§ What the exercise asks
Each line below should be retyped exactly, with no pictures.

───── Collected material ─────

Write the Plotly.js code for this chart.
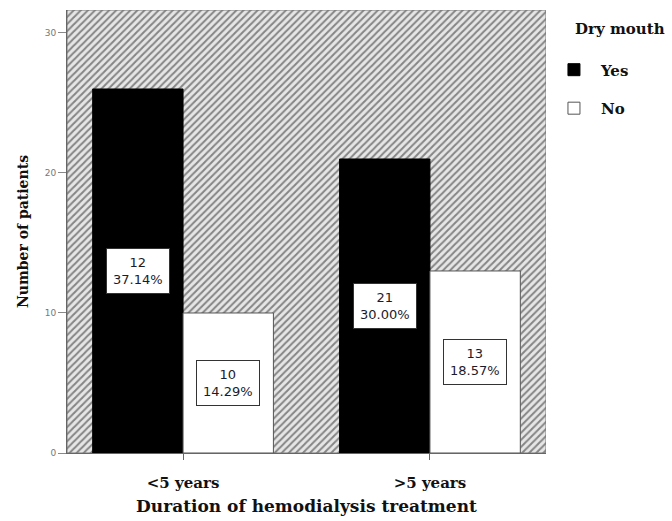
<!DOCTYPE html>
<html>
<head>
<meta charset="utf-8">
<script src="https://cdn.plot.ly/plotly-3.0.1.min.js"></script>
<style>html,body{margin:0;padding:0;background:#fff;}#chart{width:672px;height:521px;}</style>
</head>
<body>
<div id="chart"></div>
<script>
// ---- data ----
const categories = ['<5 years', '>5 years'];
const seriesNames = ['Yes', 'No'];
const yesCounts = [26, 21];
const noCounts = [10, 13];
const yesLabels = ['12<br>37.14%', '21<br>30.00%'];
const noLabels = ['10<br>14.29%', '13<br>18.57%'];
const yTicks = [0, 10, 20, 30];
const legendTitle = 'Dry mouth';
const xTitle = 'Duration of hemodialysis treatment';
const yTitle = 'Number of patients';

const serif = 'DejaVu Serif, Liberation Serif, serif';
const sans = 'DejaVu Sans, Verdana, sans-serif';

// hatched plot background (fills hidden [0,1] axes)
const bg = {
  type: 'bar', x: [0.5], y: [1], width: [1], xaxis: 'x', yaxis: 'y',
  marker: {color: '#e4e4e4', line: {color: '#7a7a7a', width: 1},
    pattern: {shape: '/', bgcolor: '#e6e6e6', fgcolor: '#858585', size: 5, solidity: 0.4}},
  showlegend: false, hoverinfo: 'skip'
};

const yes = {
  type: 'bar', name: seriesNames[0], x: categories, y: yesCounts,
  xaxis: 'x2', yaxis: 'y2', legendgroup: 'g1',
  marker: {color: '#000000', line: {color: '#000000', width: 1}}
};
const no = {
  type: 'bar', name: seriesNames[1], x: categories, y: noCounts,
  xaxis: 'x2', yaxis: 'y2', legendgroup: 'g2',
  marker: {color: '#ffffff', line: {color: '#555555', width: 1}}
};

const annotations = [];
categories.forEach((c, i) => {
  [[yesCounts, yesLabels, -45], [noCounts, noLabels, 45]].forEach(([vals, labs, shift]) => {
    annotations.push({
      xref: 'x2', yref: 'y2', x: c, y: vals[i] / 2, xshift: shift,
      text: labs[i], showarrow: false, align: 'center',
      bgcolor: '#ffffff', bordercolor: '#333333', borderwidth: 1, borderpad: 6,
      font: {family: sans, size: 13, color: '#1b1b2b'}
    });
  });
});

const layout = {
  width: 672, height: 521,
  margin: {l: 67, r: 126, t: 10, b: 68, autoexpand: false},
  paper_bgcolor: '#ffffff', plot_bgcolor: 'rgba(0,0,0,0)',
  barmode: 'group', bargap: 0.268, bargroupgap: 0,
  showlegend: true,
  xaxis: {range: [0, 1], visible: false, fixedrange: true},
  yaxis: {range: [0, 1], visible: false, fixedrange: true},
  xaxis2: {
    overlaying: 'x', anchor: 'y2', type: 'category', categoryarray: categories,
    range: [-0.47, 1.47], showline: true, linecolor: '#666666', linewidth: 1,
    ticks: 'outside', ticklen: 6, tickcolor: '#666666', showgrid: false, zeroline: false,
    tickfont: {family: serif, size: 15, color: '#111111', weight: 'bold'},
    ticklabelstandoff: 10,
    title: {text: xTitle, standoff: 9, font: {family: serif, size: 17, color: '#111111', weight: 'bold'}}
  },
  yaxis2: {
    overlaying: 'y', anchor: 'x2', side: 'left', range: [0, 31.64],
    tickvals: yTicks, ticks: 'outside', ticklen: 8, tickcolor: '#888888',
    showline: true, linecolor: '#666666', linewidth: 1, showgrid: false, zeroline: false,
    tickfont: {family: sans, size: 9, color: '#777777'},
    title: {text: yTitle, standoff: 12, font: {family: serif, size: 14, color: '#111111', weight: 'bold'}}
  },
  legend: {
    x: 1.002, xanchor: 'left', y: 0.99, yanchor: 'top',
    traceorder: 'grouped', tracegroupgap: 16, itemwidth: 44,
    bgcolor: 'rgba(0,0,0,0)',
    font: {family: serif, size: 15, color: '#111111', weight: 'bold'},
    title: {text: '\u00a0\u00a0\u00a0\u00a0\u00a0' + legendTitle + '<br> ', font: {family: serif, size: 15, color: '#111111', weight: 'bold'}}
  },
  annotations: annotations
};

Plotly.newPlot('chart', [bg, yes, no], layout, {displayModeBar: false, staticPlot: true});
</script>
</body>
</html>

─────

§ Solved problem
Write the Plotly.js code for this chart.
<!DOCTYPE html>
<html>
<head>
<meta charset="utf-8">
<script src="https://cdn.plot.ly/plotly-3.0.1.min.js"></script>
<style>html,body{margin:0;padding:0;background:#fff;}#chart{width:672px;height:521px;}</style>
</head>
<body>
<div id="chart"></div>
<script>
// ---- data ----
const categories = ['<5 years', '>5 years'];
const seriesNames = ['Yes', 'No'];
const yesCounts = [26, 21];
const noCounts = [10, 13];
const yesLabels = ['12<br>37.14%', '21<br>30.00%'];
const noLabels = ['10<br>14.29%', '13<br>18.57%'];
const yTicks = [0, 10, 20, 30];
const legendTitle = 'Dry mouth';
const xTitle = 'Duration of hemodialysis treatment';
const yTitle = 'Number of patients';

const serif = 'DejaVu Serif, Liberation Serif, serif';
const sans = 'DejaVu Sans, Verdana, sans-serif';

// hatched plot background (fills hidden [0,1] axes)
const bg = {
  type: 'bar', x: [0.5], y: [1], width: [1], xaxis: 'x', yaxis: 'y',
  marker: {color: '#e4e4e4', line: {color: '#7a7a7a', width: 1},
    pattern: {shape: '/', bgcolor: '#e6e6e6', fgcolor: '#858585', size: 5, solidity: 0.4}},
  showlegend: false, hoverinfo: 'skip'
};

const yes = {
  type: 'bar', name: seriesNames[0], x: categories, y: yesCounts,
  xaxis: 'x2', yaxis: 'y2', legendgroup: 'g1',
  marker: {color: '#000000', line: {color: '#000000', width: 1}}
};
const no = {
  type: 'bar', name: seriesNames[1], x: categories, y: noCounts,
  xaxis: 'x2', yaxis: 'y2', legendgroup: 'g2',
  marker: {color: '#ffffff', line: {color: '#555555', width: 1}}
};

const annotations = [];
categories.forEach((c, i) => {
  [[yesCounts, yesLabels, -45], [noCounts, noLabels, 45]].forEach(([vals, labs, shift]) => {
    annotations.push({
      xref: 'x2', yref: 'y2', x: c, y: vals[i] / 2, xshift: shift,
      text: labs[i], showarrow: false, align: 'center',
      bgcolor: '#ffffff', bordercolor: '#333333', borderwidth: 1, borderpad: 6,
      font: {family: sans, size: 13, color: '#1b1b2b'}
    });
  });
});

const layout = {
  width: 672, height: 521,
  margin: {l: 67, r: 126, t: 10, b: 68, autoexpand: false},
  paper_bgcolor: '#ffffff', plot_bgcolor: 'rgba(0,0,0,0)',
  barmode: 'group', bargap: 0.268, bargroupgap: 0,
  showlegend: true,
  xaxis: {range: [0, 1], visible: false, fixedrange: true},
  yaxis: {range: [0, 1], visible: false, fixedrange: true},
  xaxis2: {
    overlaying: 'x', anchor: 'y2', type: 'category', categoryarray: categories,
    range: [-0.47, 1.47], showline: true, linecolor: '#666666', linewidth: 1,
    ticks: 'outside', ticklen: 6, tickcolor: '#666666', showgrid: false, zeroline: false,
    tickfont: {family: serif, size: 15, color: '#111111', weight: 'bold'},
    ticklabelstandoff: 10,
    title: {text: xTitle, standoff: 9, font: {family: serif, size: 17, color: '#111111', weight: 'bold'}}
  },
  yaxis2: {
    overlaying: 'y', anchor: 'x2', side: 'left', range: [0, 31.64],
    tickvals: yTicks, ticks: 'outside', ticklen: 8, tickcolor: '#888888',
    showline: true, linecolor: '#666666', linewidth: 1, showgrid: false, zeroline: false,
    tickfont: {family: sans, size: 9, color: '#777777'},
    title: {text: yTitle, standoff: 12, font: {family: serif, size: 14, color: '#111111', weight: 'bold'}}
  },
  legend: {
    x: 1.002, xanchor: 'left', y: 0.99, yanchor: 'top',
    traceorder: 'grouped', tracegroupgap: 16, itemwidth: 44,
    bgcolor: 'rgba(0,0,0,0)',
    font: {family: serif, size: 15, color: '#111111', weight: 'bold'},
    title: {text: '\u00a0\u00a0\u00a0\u00a0\u00a0' + legendTitle + '<br> ', font: {family: serif, size: 15, color: '#111111', weight: 'bold'}}
  },
  annotations: annotations
};

Plotly.newPlot('chart', [bg, yes, no], layout, {displayModeBar: false, staticPlot: true});
</script>
</body>
</html>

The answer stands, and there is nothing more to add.